金正恩(キム・ジョンウン)国務委員長が12日午後、妹の金与正(キム・ヨジョン)労働党宣伝扇動部第1副部長を通じて、李姫鎬(イ・ヒホ)金大中平和センター理事長の遺族宛に弔意文と弔花を送った事実が、「労働新聞」13日付1面に大きく報道された。
北朝鮮労働党中央委員会の機関紙「労働新聞」は同日付1面に、「敬愛する最高領導者、金正恩同志が金大中元大統領の夫人、李姫鎬女史の遺族らに弔意文と弔花を送った」というストレート記事と共に、「李姫鎬女史の遺族らへ」という題名で弔意文全文を掲載した。金与正副部長が板門店(パンムンジョム)の統一閣で、チョン・ウィヨン大統領府国家安保室長とパク・チウォン金大中平和センター副理事長に会って、弔意文と弔花を渡す写真3枚も共に掲載された。

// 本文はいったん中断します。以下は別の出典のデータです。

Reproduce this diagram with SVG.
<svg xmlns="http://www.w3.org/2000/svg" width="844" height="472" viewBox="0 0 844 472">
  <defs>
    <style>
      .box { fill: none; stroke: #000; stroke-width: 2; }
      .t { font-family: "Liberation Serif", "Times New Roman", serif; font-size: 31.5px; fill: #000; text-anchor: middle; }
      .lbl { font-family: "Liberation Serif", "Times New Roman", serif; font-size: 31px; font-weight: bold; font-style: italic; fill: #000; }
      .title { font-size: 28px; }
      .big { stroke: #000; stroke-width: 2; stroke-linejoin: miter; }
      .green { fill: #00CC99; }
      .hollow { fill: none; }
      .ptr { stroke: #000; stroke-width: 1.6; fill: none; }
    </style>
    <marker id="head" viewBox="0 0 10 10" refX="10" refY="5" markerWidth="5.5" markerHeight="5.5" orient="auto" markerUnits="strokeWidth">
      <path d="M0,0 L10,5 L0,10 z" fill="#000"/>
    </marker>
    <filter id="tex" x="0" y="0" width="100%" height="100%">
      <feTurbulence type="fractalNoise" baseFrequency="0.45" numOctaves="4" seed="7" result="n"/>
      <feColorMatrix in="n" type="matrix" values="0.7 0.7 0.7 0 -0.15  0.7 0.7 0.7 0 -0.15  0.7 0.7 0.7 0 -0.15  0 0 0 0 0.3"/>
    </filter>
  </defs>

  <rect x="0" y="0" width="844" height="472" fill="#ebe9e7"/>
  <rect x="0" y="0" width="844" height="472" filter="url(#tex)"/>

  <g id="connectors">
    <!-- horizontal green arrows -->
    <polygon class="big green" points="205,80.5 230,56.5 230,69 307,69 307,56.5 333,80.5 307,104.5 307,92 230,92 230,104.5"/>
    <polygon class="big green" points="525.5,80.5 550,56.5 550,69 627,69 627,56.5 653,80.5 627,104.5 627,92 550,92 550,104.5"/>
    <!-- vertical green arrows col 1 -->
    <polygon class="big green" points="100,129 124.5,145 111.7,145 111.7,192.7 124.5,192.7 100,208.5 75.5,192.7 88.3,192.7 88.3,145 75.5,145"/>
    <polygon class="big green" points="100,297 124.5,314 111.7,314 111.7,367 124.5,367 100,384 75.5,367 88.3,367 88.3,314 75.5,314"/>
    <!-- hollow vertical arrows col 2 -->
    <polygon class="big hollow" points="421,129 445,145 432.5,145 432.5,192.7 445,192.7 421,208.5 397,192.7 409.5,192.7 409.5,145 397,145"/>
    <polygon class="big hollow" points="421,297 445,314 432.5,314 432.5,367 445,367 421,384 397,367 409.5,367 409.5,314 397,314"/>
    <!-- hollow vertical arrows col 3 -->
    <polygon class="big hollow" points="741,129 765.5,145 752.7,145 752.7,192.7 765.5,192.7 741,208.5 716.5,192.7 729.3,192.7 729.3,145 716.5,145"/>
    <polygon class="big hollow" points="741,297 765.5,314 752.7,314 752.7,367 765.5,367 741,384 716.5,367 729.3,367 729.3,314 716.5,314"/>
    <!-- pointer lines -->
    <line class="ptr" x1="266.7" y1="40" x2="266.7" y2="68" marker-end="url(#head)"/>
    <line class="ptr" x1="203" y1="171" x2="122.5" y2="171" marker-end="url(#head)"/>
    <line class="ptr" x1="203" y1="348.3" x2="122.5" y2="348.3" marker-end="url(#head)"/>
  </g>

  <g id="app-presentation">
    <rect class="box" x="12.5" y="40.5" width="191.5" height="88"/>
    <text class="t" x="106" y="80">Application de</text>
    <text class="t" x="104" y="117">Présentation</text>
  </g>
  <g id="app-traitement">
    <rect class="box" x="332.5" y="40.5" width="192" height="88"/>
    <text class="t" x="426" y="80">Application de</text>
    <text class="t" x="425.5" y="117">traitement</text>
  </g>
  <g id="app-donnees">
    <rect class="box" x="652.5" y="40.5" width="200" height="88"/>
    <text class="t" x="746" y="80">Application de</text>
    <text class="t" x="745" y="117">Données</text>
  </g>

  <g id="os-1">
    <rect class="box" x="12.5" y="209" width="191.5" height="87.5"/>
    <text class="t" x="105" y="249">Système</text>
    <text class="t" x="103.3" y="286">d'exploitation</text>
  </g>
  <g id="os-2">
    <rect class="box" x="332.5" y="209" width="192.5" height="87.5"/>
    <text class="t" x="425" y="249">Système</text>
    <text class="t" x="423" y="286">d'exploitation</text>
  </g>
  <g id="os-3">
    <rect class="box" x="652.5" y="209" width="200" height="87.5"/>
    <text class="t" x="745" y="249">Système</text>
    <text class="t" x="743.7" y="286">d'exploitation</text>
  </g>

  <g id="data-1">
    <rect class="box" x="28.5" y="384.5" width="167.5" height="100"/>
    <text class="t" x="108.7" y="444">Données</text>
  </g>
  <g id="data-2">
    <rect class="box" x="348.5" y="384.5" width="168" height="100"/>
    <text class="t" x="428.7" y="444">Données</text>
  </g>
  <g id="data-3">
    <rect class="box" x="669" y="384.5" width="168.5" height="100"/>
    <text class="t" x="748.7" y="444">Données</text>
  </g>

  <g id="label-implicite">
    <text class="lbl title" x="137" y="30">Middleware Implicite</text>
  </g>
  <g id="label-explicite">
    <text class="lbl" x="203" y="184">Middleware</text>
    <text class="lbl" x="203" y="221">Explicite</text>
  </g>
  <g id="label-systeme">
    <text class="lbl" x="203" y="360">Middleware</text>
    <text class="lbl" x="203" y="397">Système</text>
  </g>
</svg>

「労働新聞」のこうした報道には、二つの意味がある。第一に、金正恩委員長が弔意文と弔花を送った事実を、北朝鮮人民に直ちに公開したことだ。第二に、北朝鮮で最も権威のあるメディアの「労働新聞」1面に報道することで、弔意文と弔花を渡した事実の政治的意味を高めたことだ。“南北協力”の持続に向けた金正恩委員長の意志を裏付けるものと言える。
さらに、「労働新聞」は同日付の6面に「北南宣言の履行は時代の要求」という題名の「情勢論解説」で、「北南関係の改善は民族の連携を通じてのみ実現できる」とし、「事大的根性と外勢依存政策に終止符を打つべきだ」と主張した。ただし、こうした要求の対象を「南朝鮮当局」には特定しなかった。
特に注目すべきなのは、公式性の低いその他の宣伝メディアとは異なり、「労働新聞」の同記事で、「人道主義支援=副次的な問題」という論法の批判と非難が全く言及されなかったことだ。多数の北朝鮮の宣伝メディアは最近、持続的に「人道主義云々する副次的な見せかけで恩を売るつもりなら、それは誤算」(9日「わが民族同士」)などの主張を通じて、国際機関を通じた北朝鮮への人道支援を決定した韓国政府を非難し、「根本的問題の解決」を圧迫してきた。「労働新聞」のこうした態度は、北朝鮮指揮部が南側の「人道支援」の動きを、些細な問題として認識していないことを覗わせる。韓国政府が推進中の大規模な対北朝鮮食糧支援案が、南北関係の改善に向けた飛び石になり得るという期待を生む内容だ。